<<<<

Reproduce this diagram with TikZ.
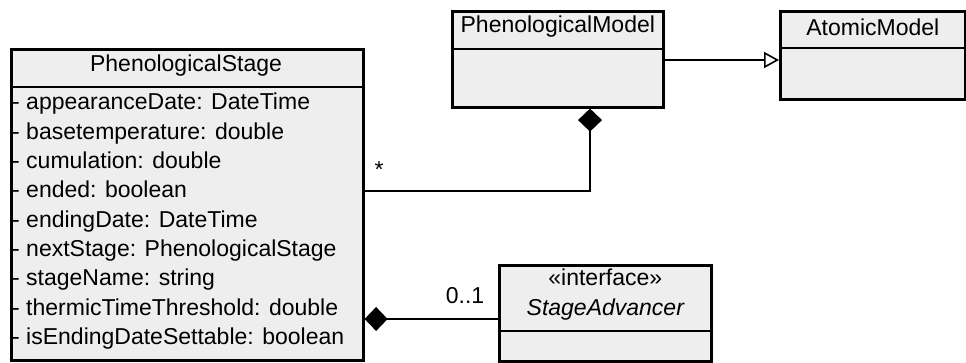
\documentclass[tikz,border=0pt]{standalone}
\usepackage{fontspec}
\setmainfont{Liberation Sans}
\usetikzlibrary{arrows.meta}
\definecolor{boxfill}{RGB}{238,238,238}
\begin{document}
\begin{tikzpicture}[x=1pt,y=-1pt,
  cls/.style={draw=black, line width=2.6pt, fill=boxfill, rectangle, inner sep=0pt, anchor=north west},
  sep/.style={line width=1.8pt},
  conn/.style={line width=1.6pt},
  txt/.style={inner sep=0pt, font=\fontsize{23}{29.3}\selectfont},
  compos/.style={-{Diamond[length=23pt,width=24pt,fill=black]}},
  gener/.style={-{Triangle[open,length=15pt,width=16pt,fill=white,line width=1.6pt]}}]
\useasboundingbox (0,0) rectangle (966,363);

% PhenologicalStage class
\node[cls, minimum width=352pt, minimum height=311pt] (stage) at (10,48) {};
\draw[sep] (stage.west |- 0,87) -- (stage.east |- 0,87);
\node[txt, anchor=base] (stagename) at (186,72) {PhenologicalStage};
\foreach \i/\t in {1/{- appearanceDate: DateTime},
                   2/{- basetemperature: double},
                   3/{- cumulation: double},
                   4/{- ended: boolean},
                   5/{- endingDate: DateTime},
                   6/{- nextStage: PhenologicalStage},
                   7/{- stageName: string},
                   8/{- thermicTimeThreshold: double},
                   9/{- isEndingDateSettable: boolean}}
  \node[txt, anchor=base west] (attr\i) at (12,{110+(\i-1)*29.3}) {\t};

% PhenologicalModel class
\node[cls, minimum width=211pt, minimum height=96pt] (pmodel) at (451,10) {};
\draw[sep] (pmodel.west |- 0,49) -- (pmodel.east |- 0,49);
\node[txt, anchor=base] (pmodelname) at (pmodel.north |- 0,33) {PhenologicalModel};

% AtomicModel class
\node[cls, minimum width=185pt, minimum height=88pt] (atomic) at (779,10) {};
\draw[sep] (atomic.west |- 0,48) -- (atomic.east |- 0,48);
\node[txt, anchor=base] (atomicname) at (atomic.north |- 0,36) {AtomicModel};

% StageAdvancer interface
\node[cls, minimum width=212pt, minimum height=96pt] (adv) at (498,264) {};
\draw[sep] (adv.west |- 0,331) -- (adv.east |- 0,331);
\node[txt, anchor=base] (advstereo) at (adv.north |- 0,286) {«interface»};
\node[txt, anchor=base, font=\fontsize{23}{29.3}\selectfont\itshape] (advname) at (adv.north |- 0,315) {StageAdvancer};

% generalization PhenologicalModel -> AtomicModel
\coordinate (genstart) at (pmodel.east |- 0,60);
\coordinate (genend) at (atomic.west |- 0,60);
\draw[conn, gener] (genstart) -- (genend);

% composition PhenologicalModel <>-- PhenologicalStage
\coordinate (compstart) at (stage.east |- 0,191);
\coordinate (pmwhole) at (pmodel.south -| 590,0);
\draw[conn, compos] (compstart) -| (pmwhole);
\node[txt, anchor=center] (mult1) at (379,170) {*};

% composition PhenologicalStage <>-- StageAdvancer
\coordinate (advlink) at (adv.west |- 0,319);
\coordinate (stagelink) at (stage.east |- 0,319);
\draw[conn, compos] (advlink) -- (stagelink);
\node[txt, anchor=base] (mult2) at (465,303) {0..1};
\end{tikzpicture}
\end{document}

>>>>

▶ Exercise task
From the first line of the material down to the line containing "anchor=base] (atomicname) at", inclusive, return each line exactly, skipping any picture.

▶ Result of this task
Reproduce this diagram with TikZ.
\documentclass[tikz,border=0pt]{standalone}
\usepackage{fontspec}
\setmainfont{Liberation Sans}
\usetikzlibrary{arrows.meta}
\definecolor{boxfill}{RGB}{238,238,238}
\begin{document}
\begin{tikzpicture}[x=1pt,y=-1pt,
  cls/.style={draw=black, line width=2.6pt, fill=boxfill, rectangle, inner sep=0pt, anchor=north west},
  sep/.style={line width=1.8pt},
  conn/.style={line width=1.6pt},
  txt/.style={inner sep=0pt, font=\fontsize{23}{29.3}\selectfont},
  compos/.style={-{Diamond[length=23pt,width=24pt,fill=black]}},
  gener/.style={-{Triangle[open,length=15pt,width=16pt,fill=white,line width=1.6pt]}}]
\useasboundingbox (0,0) rectangle (966,363);

% PhenologicalStage class
\node[cls, minimum width=352pt, minimum height=311pt] (stage) at (10,48) {};
\draw[sep] (stage.west |- 0,87) -- (stage.east |- 0,87);
\node[txt, anchor=base] (stagename) at (186,72) {PhenologicalStage};
\foreach \i/\t in {1/{- appearanceDate: DateTime},
                   2/{- basetemperature: double},
                   3/{- cumulation: double},
                   4/{- ended: boolean},
                   5/{- endingDate: DateTime},
                   6/{- nextStage: PhenologicalStage},
                   7/{- stageName: string},
                   8/{- thermicTimeThreshold: double},
                   9/{- isEndingDateSettable: boolean}}
  \node[txt, anchor=base west] (attr\i) at (12,{110+(\i-1)*29.3}) {\t};

% PhenologicalModel class
\node[cls, minimum width=211pt, minimum height=96pt] (pmodel) at (451,10) {};
\draw[sep] (pmodel.west |- 0,49) -- (pmodel.east |- 0,49);
\node[txt, anchor=base] (pmodelname) at (pmodel.north |- 0,33) {PhenologicalModel};

% AtomicModel class
\node[cls, minimum width=185pt, minimum height=88pt] (atomic) at (779,10) {};
\draw[sep] (atomic.west |- 0,48) -- (atomic.east |- 0,48);
\node[txt, anchor=base] (atomicname) at (atomic.north |- 0,36) {AtomicModel};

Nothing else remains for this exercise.